Under the Eighth Amendment, “[e]xcessive bail shall not be required, nor excessive fines imposed, nor cruel and unusual punishments inflicted.” Taken together, these Clauses place “parallel limitations” on “the power of those entrusted with the criminal-law function of government.” Directly at issue here is the phrase “nor excessive fines imposed,” which limits the government’s power to extract payments, whether in cash or in kind, as punishment for some offense. The Fourteenth Amendment, we hold, incorporates this protection.

Id. at *3 (citations and quotation marks omitted).

The historical and logical case for concluding that the Fourteenth Amendment incorporates the Excessive Fines Clause is overwhelming. Protection against excessive punitive economic sanctions secured by the Clause is, to repeat, both fundamental to our scheme of ordered liberty” and “deeply rooted in this Nation’s history and tradition.

Id. at *5 (citation and quotation marks omitted).

So why should readers of the DDLaw Blog care?  After all prescription medical product liability litigation is a far cry from Timbs, which involved whether a state can, through civil forfeiture, seize property worth four times what the maximum criminal fine could be.

We think, as the Court stated, “it makes sense to scrutinize governmental action more closely when the State stands to benefit.”  Id. at *4 (citation and quotation marks omitted).  We’ve complained several times before about states farming out claims against our clients to contingent fee lawyers who also “stand to benefit” if they can convince courts and juries to agree to expansive readings of consumer protection and other statutes and impose the same fine 10,000 times over for a single instance of purportedly “illegal” off-label promotion (to take one example). Interpreting such statutes to impose huge multiples of the maximum possible fine for the same conduct by treating every recipient of a message as a separate statutory violation seems to us to be the epitome of an “excessive fine” that bears strict scrutiny because “fines are a source of revenue, while other forms of punishment cost a State money.”  Id. at *4 (citation and quotation marks omitted).

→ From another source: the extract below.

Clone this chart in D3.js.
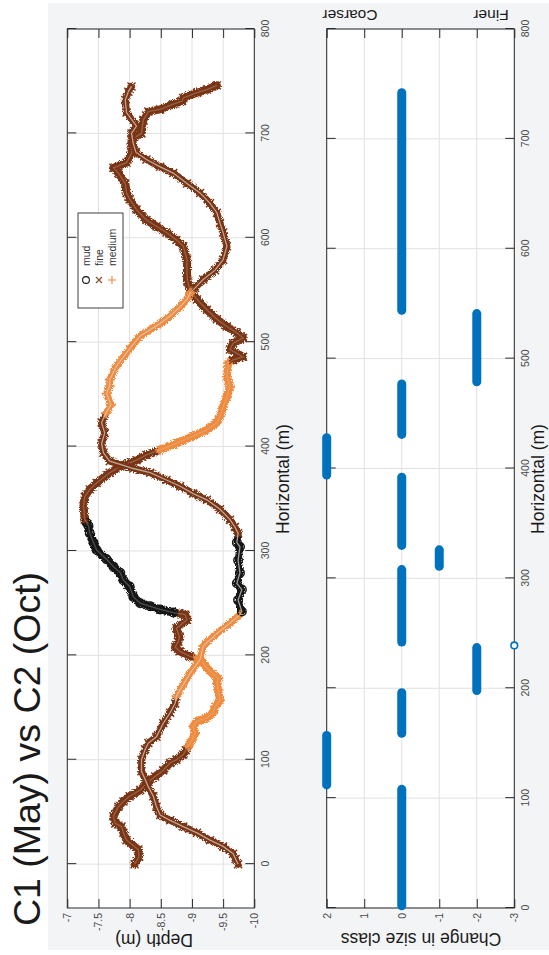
<!DOCTYPE html>
<html>
<head>
<meta charset="utf-8">
<script src="https://cdn.jsdelivr.net/npm/d3@7"></script>
<style>
  html, body { margin: 0; padding: 0; background: #fff; }
  svg { display: block; font-family: "Liberation Sans", Arial, Helvetica, sans-serif; }
</style>
</head>
<body>
<script>
// ---- Profile C1: horizontal position (m), depth (m) ----
const c1H = [0,7,14,23,30,36,39,46,55,60,65,71,79,84,90,97,100,105,109,113,119,125,132,137,140,145,151,157,167,173,178,183,188,196,199,204,208,213,218,226,234,239,241,244,247,250,256,266,272,279,285,292,301,308,317,324,327,330,343,352,359,365,375,381,387,392,397,403,410,416,423,429,438,448,457,467,480,483,486,493,499,504,509,515,522,531,541,550,558,566,579,592,598,605,611,617,627,637,643,652,662,667,672,681,694,700,713,721,723,728,731,734,739,742,746];
const c1Depth = [-8.08,-8.15,-8.14,-7.95,-7.9,-7.87,-7.77,-7.74,-7.82,-7.9,-8.0,-8.17,-8.3,-8.41,-8.54,-8.65,-8.75,-8.86,-8.9,-8.94,-9.0,-9.05,-9.02,-9.08,-9.24,-9.34,-9.37,-9.45,-9.42,-9.4,-9.42,-9.32,-9.24,-9.13,-8.97,-8.8,-8.73,-8.78,-8.8,-8.75,-8.92,-8.89,-8.7,-8.49,-8.33,-8.17,-8.06,-8.0,-7.9,-7.85,-7.74,-7.63,-7.47,-7.42,-7.36,-7.34,-7.31,-7.28,-7.26,-7.28,-7.36,-7.47,-7.68,-7.85,-8.11,-8.27,-8.49,-8.75,-9.02,-9.24,-9.4,-9.45,-9.5,-9.56,-9.61,-9.56,-9.58,-9.66,-9.82,-9.61,-9.66,-9.82,-9.72,-9.56,-9.4,-9.24,-9.08,-8.97,-8.93,-8.92,-8.92,-8.86,-8.75,-8.59,-8.43,-8.27,-8.11,-8.0,-7.95,-7.93,-7.82,-7.74,-7.95,-8.03,-8.03,-8.19,-8.22,-8.3,-8.49,-8.7,-8.84,-8.86,-9.08,-9.24,-9.4];
// sediment class along C1: each class holds from its start position onward
const c1ClassStart = [0, 113, 199, 241, 330, 397, 483];
const c1ClassName  = ["fine", "medium", "fine", "mud", "fine", "medium", "fine"];

// ---- Profile C2 ----
const c2H = [0,5,10,17,23,30,36,42,47,55,65,74,81,89,100,110,116,122,135,145,154,161,170,183,196,209,221,231,239,242,253,263,269,279,291,304,308,317,323,330,340,349,355,362,368,375,379,383,386,394,403,413,423,432,440,451,458,464,477,486,496,506,512,518,525,534,541,547,552,560,569,579,592,605,614,624,633,643,652,662,668,675,682,690,700,707,720,732,740,745];
const c2Depth = [-9.74,-9.7,-9.66,-9.5,-9.29,-9.08,-8.86,-8.65,-8.49,-8.43,-8.38,-8.3,-8.25,-8.19,-8.19,-8.25,-8.3,-8.43,-8.54,-8.65,-8.73,-8.75,-8.84,-8.97,-9.13,-9.18,-9.4,-9.61,-9.77,-9.8,-9.74,-9.8,-9.72,-9.77,-9.74,-9.77,-9.72,-9.74,-9.69,-9.61,-9.45,-9.24,-9.02,-8.81,-8.59,-8.33,-8.06,-7.85,-7.68,-7.58,-7.55,-7.6,-7.55,-7.62,-7.7,-7.63,-7.68,-7.68,-7.79,-7.9,-8.03,-8.17,-8.33,-8.49,-8.65,-8.81,-8.92,-8.97,-9.05,-9.18,-9.37,-9.5,-9.56,-9.5,-9.45,-9.4,-9.29,-9.13,-8.92,-8.7,-8.49,-8.27,-8.1,-8.06,-8.03,-8.11,-7.95,-7.93,-7.98,-8.03];
const c2ClassStart = [0, 161, 242, 317, 432, 552];
const c2ClassName  = ["fine", "medium", "mud", "fine", "medium", "fine"];

// ---- Change in size class (C2 - C1), as runs along the transect ----
const sizeRunStart = [2, 112, 159, 198, 242, 311, 330, 394, 431, 479, 544];
const sizeRunEnd   = [108, 157, 196, 237, 308, 326, 392, 428, 477, 541, 742];
const sizeRunValue = [0, 2, 0, -2, 0, -1, 0, 2, 0, -2, 0];
const sizeOutlierH = [239];
const sizeOutlierValue = [-3];

// ---- ticks and labels ----
const horizTicks = [0, 100, 200, 300, 400, 500, 600, 700, 800];
const depthTicks = [-10, -9.5, -9, -8.5, -8, -7.5, -7];
const classTicks = [-3, -2, -1, 0, 1, 2];
const legendNames = ["mud", "fine", "medium"];
const titleText = "C1 (May) vs C2 (Oct)";

const classColor = { mud: "#151515", fine: "#7a3413", medium: "#f08a3d" };

// ---- page ----
const W = 549, H = 955;
const svg = d3.select("body").append("svg").attr("width", W).attr("height", H);
svg.append("rect").attr("width", W).attr("height", H).attr("fill", "#fff");

const defs = svg.append("defs");
const rough = defs.append("filter").attr("id", "rough")
  .attr("x", "-10%").attr("y", "-10%").attr("width", "120%").attr("height", "120%");
rough.append("feTurbulence").attr("type", "fractalNoise").attr("baseFrequency", 0.9)
  .attr("numOctaves", 1).attr("seed", 4).attr("result", "noise");
rough.append("feDisplacementMap").attr("in", "SourceGraphic").attr("in2", "noise")
  .attr("scale", 6).attr("xChannelSelector", "R").attr("yChannelSelector", "G");

// The figure is laid out landscape-first and turned a quarter turn counter-clockwise.
// Inside `fig`, x runs 0..955 and y runs 0..549.
const fig = svg.append("g").attr("transform", `translate(0,${H}) rotate(-90)`);

fig.append("rect").attr("x", 5).attr("y", 48).attr("width", 947).attr("height", 501)
  .attr("fill", "#f3f4f6");

fig.append("text")
  .attr("x", 206).attr("y", 27).attr("dy", "0.35em")
  .attr("text-anchor", "middle").attr("font-size", 37.5).attr("fill", "#1a1a1a")
  .text(titleText);

const axL = 47, axR = 926;
const panelTop = { top: 67.3, bottom: 254.3 };
const panelBot = { top: 326.7, bottom: 514.3 };

const xTop = d3.scaleLinear().domain([-42, 800]).range([axL, axR]);
const yTop = d3.scaleLinear().domain([-10, -7]).range([panelTop.bottom, panelTop.top]);
const xBot = d3.scaleLinear().domain([0, 800]).range([axL, axR]);
const yBot = d3.scaleLinear().domain([-3, 2]).range([panelBot.bottom, panelBot.top]);

const tickLen = 9;
const fmt = d => String(d);

function drawAxes(x, y, yTickVals, p) {
  const g = fig.append("g");
  g.append("rect").attr("x", axL).attr("y", p.top)
    .attr("width", axR - axL).attr("height", p.bottom - p.top).attr("fill", "#fff");
  // grid
  g.append("g").selectAll("line").data(horizTicks).join("line")
    .attr("x1", d => x(d)).attr("x2", d => x(d)).attr("y1", p.top).attr("y2", p.bottom)
    .attr("stroke", "#e1e1e1").attr("stroke-width", 1);
  g.append("g").selectAll("line").data(yTickVals).join("line")
    .attr("x1", axL).attr("x2", axR).attr("y1", d => y(d)).attr("y2", d => y(d))
    .attr("stroke", "#e1e1e1").attr("stroke-width", 1);

  const style = sel => {
    sel.select(".domain").remove();
    sel.selectAll(".tick line").attr("stroke", "#2b2b2b").attr("stroke-width", 1);
    sel.selectAll(".tick text").attr("fill", "#4a4a4a").attr("font-size", 10.5)
      .attr("font-family", "Liberation Sans, Arial, sans-serif");
  };
  g.append("g").attr("transform", `translate(0,${p.bottom})`)
    .call(d3.axisBottom(x).tickValues(horizTicks).tickFormat(fmt)
      .tickSizeInner(-tickLen).tickSizeOuter(0).tickPadding(7)).call(style);
  g.append("g").attr("transform", `translate(0,${p.top})`)
    .call(d3.axisTop(x).tickValues(horizTicks).tickFormat("")
      .tickSizeInner(-tickLen).tickSizeOuter(0)).call(style);
  g.append("g").attr("transform", `translate(${axL},0)`)
    .call(d3.axisLeft(y).tickValues(yTickVals).tickFormat(fmt)
      .tickSizeInner(-tickLen).tickSizeOuter(0).tickPadding(5)).call(style);
  g.append("g").attr("transform", `translate(${axR},0)`)
    .call(d3.axisRight(y).tickValues(yTickVals).tickFormat("")
      .tickSizeInner(-tickLen).tickSizeOuter(0)).call(style);

  g.append("rect").attr("x", axL).attr("y", p.top)
    .attr("width", axR - axL).attr("height", p.bottom - p.top)
    .attr("fill", "none").attr("stroke", "#2b2b2b").attr("stroke-width", 1);
  return g;
}

drawAxes(xTop, yTop, depthTicks, panelTop);
drawAxes(xBot, yBot, classTicks, panelBot);

// axis titles
function label(x, y, rot, text) {
  fig.append("text")
    .attr("transform", `translate(${x},${y}) rotate(${rot})`)
    .attr("dy", "0.35em").attr("text-anchor", "middle")
    .attr("font-size", 17.5).attr("fill", "#1a1a1a").text(text);
}
label(476, 283, 0, "Horizontal (m)");
label(476, 538, 0, "Horizontal (m)");
label(15, 154, -90, "Depth (m)");
label(16, 421, -90, "Change in size class");

fig.append("text").attr("transform", "translate(940,350) rotate(-90)")
  .attr("dy", "0.35em").attr("text-anchor", "middle")
  .attr("font-size", 15.5).attr("fill", "#1a1a1a").text("Coarser");
fig.append("text").attr("transform", "translate(940,491) rotate(-90)")
  .attr("dy", "0.35em").attr("text-anchor", "middle")
  .attr("font-size", 15.5).attr("fill", "#1a1a1a").text("Finer");

// ---- depth profiles ----
function buildPoints(hs, ds, starts, names) {
  return hs.map((h, i) => {
    let k = 0;
    for (let j = 0; j < starts.length; j++) if (h >= starts[j]) k = j;
    return { h, d: ds[i], cls: names[k] };
  });
}
function runs(points) {
  const out = [];
  let cur = null;
  points.forEach(p => {
    if (!cur || cur.cls !== p.cls) {
      if (cur) cur.pts.push(p);
      cur = { cls: p.cls, pts: [p] };
      out.push(cur);
    } else cur.pts.push(p);
  });
  return out;
}

const line = d3.line().x(p => xTop(p.h)).y(p => yTop(p.d)).curve(d3.curveLinear);
const markerPath = {
  fine: s => `M${-s},${-s}L${s},${s}M${-s},${s}L${s},${-s}`,
  medium: s => `M${-s},0H${s}M0,${-s}V${s}`
};

function drawProfile(points, bandW, overlayOpacity) {
  const g = fig.append("g");
  const rr = runs(points);
  g.append("g").attr("filter", "url(#rough)").selectAll("path").data(rr).join("path")
    .attr("d", r => line(r.pts))
    .attr("fill", "none").attr("stroke", r => classColor[r.cls])
    .attr("stroke-width", bandW).attr("stroke-linejoin", "round").attr("stroke-linecap", "round");
  const mk = g.append("g");
  points.forEach(p => {
    const tx = `translate(${xTop(p.h)},${yTop(p.d)})`;
    if (p.cls === "mud") {
      mk.append("circle").attr("transform", tx).attr("r", 4.3)
        .attr("fill", "none").attr("stroke", classColor.mud).attr("stroke-width", 1.4);
    } else {
      mk.append("path").attr("transform", tx)
        .attr("d", markerPath[p.cls](p.cls === "fine" ? 4 : 5))
        .attr("stroke", classColor[p.cls]).attr("stroke-width", 1.4).attr("fill", "none");
    }
  });
  g.append("path").attr("d", line(points)).attr("fill", "none")
    .attr("stroke", "#d4ccc4").attr("stroke-width", 1.3).attr("opacity", overlayOpacity);
}

drawProfile(buildPoints(c1H, c1Depth, c1ClassStart, c1ClassName), 8, 0.3);
drawProfile(buildPoints(c2H, c2Depth, c2ClassStart, c2ClassName), 7, 0.75);

// ---- legend ----
const lg = fig.append("g");
lg.append("rect").attr("x", 647).attr("y", 78).attr("width", 95).attr("height", 45)
  .attr("fill", "#fff").attr("stroke", "#2b2b2b").attr("stroke-width", 0.9);
const rowY = d3.scalePoint().domain(legendNames).range([86, 112]);
legendNames.forEach(n => {
  const y = rowY(n);
  if (n === "mud") {
    lg.append("circle").attr("cx", 675).attr("cy", y).attr("r", 3.4)
      .attr("fill", "none").attr("stroke", classColor.mud).attr("stroke-width", 1.1);
  } else {
    lg.append("path").attr("transform", `translate(675,${y})`)
      .attr("d", markerPath[n](n === "fine" ? 3 : 4))
      .attr("stroke", n === "fine" ? "#8b4a2b" : classColor.medium)
      .attr("stroke-width", 1.1).attr("fill", "none");
  }
  lg.append("text").attr("x", 689).attr("y", y).attr("dy", "0.35em")
    .attr("font-size", 10.5).attr("fill", "#333").text(n);
});

// ---- change in size class ----
const sizeRuns = sizeRunStart.map((s, i) => ({ s, e: sizeRunEnd[i], v: sizeRunValue[i] }));
fig.append("g").selectAll("line").data(sizeRuns).join("line")
  .attr("x1", r => xBot(r.s)).attr("x2", r => xBot(r.e))
  .attr("y1", r => yBot(r.v)).attr("y2", r => yBot(r.v))
  .attr("stroke", "#0072bd").attr("stroke-width", 9).attr("stroke-linecap", "round");
fig.append("g").selectAll("circle").data(sizeOutlierH.map((h, i) => ({ h, v: sizeOutlierValue[i] })))
  .join("circle")
  .attr("cx", d => xBot(d.h)).attr("cy", d => yBot(d.v)).attr("r", 3.3)
  .attr("fill", "#fff").attr("stroke", "#0072bd").attr("stroke-width", 1.6);
</script>
</body>
</html>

Indeed, we specifically mentioned a discussion of the Excessive Fines Clause in In re Zyprexa Products Liability Litigation, 671 F. Supp.2d 397, 462-63 (E.D.N.Y. 2009), as a possible defense to an Attorney General action.  Another such case, State v. Ortho-McNeil-Janssen Pharmaceuticals, Inc., 777 S.E.2d 176 (S.C. 2015), made our “bottom ten” list in 2015.  In that case, the state recovered a verdict of $327 million (later somewhat reduced), representing thousands of letters, sample packs, and detailing visits, counted separately, because the FDA ordered a “correction” of a Dear Healthcare Provider letter.  Id. at 203 (“[t]he State argued, and the trial court agreed, that the distribution of each sample box containing the deceptive labeling, each DDL, and each follow-up sales call to the DDL . . . constituted a separate SCUTPA violation”).  The South Carolina Supreme Court rejected an excessive fines argument, but the argument at that point was supported only by cases over 50 years old.  Id. at 205.  Perhaps having a new, unanimous, definitive Supreme Court incorporation of the clause will convince lower courts to treat this part of the constitution with more respect.

After all, if a civil seizure around four times the maximum criminal fine plausible implicates the Excessive Fines Clause, then the kind of artificially inflated, contingent-fee-driven litigation that our clients have had to put up with certainly should.

At minimum, something to watch, and perhaps plead as a defense.